+++ MATERIAL +++

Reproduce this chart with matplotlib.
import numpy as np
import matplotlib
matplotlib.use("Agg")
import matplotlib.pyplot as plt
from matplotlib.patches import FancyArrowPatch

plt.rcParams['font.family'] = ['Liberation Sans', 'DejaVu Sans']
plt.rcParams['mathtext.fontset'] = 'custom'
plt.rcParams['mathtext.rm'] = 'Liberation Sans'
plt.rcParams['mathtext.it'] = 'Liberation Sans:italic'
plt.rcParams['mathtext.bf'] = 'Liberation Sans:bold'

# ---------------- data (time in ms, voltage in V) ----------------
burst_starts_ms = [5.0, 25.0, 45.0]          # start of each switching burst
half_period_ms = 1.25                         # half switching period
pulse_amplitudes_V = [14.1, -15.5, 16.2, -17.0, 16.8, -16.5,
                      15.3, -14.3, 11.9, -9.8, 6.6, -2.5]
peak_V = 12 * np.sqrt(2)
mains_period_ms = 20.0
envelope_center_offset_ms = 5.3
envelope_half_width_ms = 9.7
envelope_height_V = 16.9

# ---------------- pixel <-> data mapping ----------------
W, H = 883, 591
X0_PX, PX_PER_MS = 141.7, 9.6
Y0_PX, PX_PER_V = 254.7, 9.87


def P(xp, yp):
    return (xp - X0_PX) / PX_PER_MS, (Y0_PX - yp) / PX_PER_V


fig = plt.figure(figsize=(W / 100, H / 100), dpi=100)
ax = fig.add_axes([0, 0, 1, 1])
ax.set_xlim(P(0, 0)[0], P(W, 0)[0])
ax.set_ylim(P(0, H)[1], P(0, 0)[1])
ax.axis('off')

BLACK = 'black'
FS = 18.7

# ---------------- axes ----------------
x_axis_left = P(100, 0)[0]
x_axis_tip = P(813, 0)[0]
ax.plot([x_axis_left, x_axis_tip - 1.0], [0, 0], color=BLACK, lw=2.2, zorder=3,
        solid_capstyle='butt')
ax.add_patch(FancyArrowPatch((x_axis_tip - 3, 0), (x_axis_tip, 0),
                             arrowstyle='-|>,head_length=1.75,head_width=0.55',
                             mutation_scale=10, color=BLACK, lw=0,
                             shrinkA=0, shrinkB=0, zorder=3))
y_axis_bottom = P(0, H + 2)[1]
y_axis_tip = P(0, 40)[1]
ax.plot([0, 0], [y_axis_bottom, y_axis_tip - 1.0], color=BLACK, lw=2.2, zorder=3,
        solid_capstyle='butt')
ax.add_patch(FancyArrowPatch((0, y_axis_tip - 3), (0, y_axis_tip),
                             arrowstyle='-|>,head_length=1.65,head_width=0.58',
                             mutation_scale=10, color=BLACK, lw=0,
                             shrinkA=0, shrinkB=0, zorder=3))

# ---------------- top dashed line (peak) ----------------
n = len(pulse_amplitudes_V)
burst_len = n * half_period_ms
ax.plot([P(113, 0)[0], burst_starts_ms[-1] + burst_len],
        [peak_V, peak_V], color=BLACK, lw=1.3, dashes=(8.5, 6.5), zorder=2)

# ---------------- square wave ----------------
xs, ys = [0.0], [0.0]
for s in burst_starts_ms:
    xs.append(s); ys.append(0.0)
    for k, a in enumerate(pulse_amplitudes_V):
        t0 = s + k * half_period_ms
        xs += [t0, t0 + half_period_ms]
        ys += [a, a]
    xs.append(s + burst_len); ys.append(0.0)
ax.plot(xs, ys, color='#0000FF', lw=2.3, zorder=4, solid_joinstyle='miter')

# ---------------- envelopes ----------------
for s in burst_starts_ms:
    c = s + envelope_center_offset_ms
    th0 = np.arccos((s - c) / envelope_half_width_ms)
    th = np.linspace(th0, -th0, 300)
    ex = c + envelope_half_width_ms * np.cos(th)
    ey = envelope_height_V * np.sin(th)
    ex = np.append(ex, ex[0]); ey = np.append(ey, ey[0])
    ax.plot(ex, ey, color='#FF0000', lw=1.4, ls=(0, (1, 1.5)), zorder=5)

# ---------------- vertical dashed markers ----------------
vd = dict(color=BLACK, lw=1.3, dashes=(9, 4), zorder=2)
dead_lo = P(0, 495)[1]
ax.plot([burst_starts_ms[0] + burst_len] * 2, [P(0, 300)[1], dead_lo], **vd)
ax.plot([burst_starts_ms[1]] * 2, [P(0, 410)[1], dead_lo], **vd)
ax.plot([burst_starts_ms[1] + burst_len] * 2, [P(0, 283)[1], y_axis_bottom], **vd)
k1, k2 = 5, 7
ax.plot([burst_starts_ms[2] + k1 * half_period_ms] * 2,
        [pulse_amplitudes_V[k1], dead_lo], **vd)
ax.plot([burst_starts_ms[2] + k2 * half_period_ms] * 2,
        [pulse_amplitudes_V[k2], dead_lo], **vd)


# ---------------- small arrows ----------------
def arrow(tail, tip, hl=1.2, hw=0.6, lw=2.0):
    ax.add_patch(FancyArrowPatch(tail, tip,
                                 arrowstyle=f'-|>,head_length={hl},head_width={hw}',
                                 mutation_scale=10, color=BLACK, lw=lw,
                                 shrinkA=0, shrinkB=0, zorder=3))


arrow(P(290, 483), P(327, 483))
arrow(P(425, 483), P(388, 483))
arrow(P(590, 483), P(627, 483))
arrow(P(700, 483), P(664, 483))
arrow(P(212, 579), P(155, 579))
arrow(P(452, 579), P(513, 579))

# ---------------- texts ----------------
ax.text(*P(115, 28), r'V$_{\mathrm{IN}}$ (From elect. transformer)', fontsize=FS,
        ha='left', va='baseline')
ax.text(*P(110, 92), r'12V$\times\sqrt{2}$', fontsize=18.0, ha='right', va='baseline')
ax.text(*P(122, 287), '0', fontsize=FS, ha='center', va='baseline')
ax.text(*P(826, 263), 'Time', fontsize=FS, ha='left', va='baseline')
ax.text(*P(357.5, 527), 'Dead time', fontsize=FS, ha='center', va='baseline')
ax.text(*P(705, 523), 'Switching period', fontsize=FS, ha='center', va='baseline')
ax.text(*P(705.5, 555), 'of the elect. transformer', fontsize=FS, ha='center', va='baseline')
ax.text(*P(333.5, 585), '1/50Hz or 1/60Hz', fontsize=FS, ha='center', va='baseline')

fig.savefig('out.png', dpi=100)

+++

- **PROBLEM STATEMENT**
Scan the material above. Copy each line where "matplotlib" occurs.

- **EXERCISE SOLUTION**
Reproduce this chart with matplotlib.
import matplotlib
matplotlib.use("Agg")
import matplotlib.pyplot as plt
from matplotlib.patches import FancyArrowPatch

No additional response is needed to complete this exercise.